James Mark Borgman is an American cartoonist. He is known for his political cartoons and his nationally syndicated comic strip Zits. He was the editorial cartoonist at The Cincinnati Enquirer from 1976 to 2008. He was awarded the Pulitzer Prize in 1991 and the NCS Reuben Award in 1993.
At Kenyon College, Borgman drew editorial cartoons for the Kenyon Collegian. He became The Cincinnati Enquirer’s editorial cartoonist in 1976. Beginning in 1980, his editorial cartoons were nationally syndicated, at first by King Features Syndicate, and then in 2007 by Universal Press Syndicate. In 2008, he took a voluntary buyout offered by Enquirer parent Gannett Company but has continued to work on Zits since leaving the paper from his home in Colorado.
His body of work has included the weekly comic strip Wonk City, which ran from 1994 to 1996 on the editorial pages of The Washington Post. A surreal send-up of inside-the-beltway maneuvering, it featured the fictional Gil Wonkmeister, chief-of-staff to President Bill Clinton.

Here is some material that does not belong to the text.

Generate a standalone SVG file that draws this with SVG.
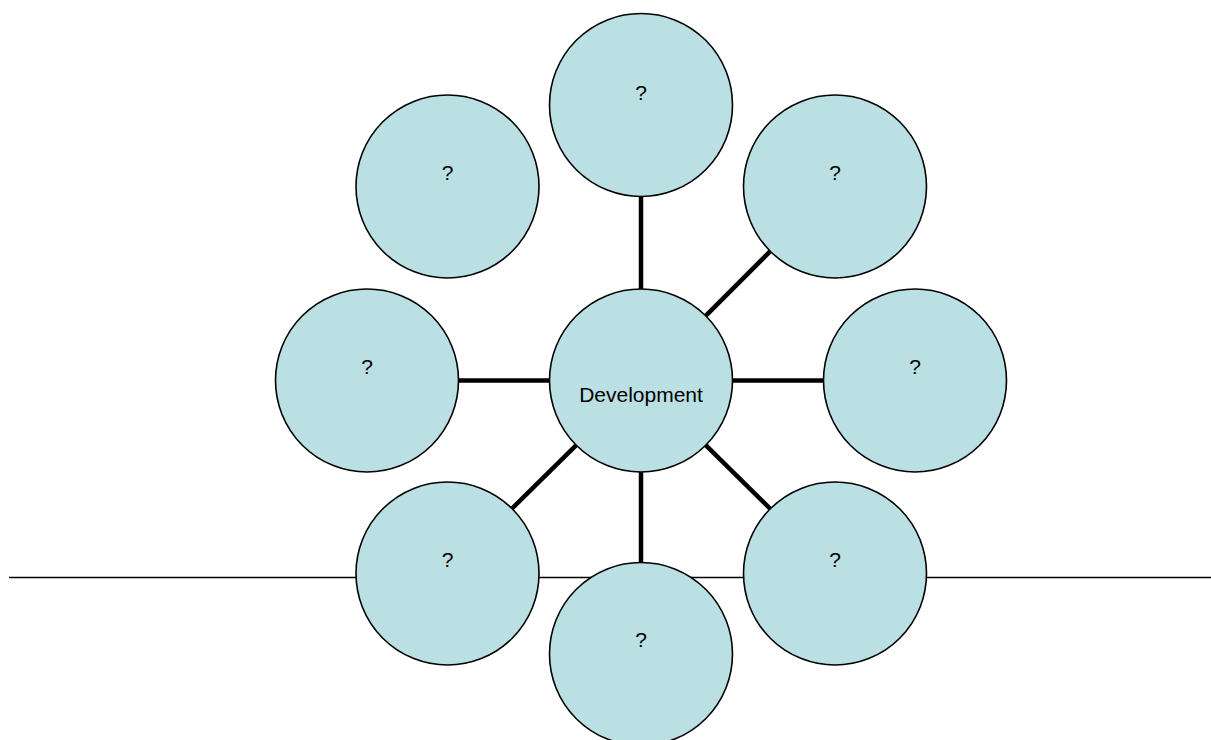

While on vacation in Sedona, Arizona, Borgman met up with fellow cartoonist, Jerry Scott. Scott pitched the idea of a cartoon about a teenager and thus the comic strip Zits was born, debuting in July, 1997, with Borgman cartooning and Scott writing. Zits is syndicated in over 1500 newspapers around the world and is translated into nine languages, including German, Chinese, Swedish, Norwegian, Danish, Spanish, Dutch, Portuguese, Finnish and Polish.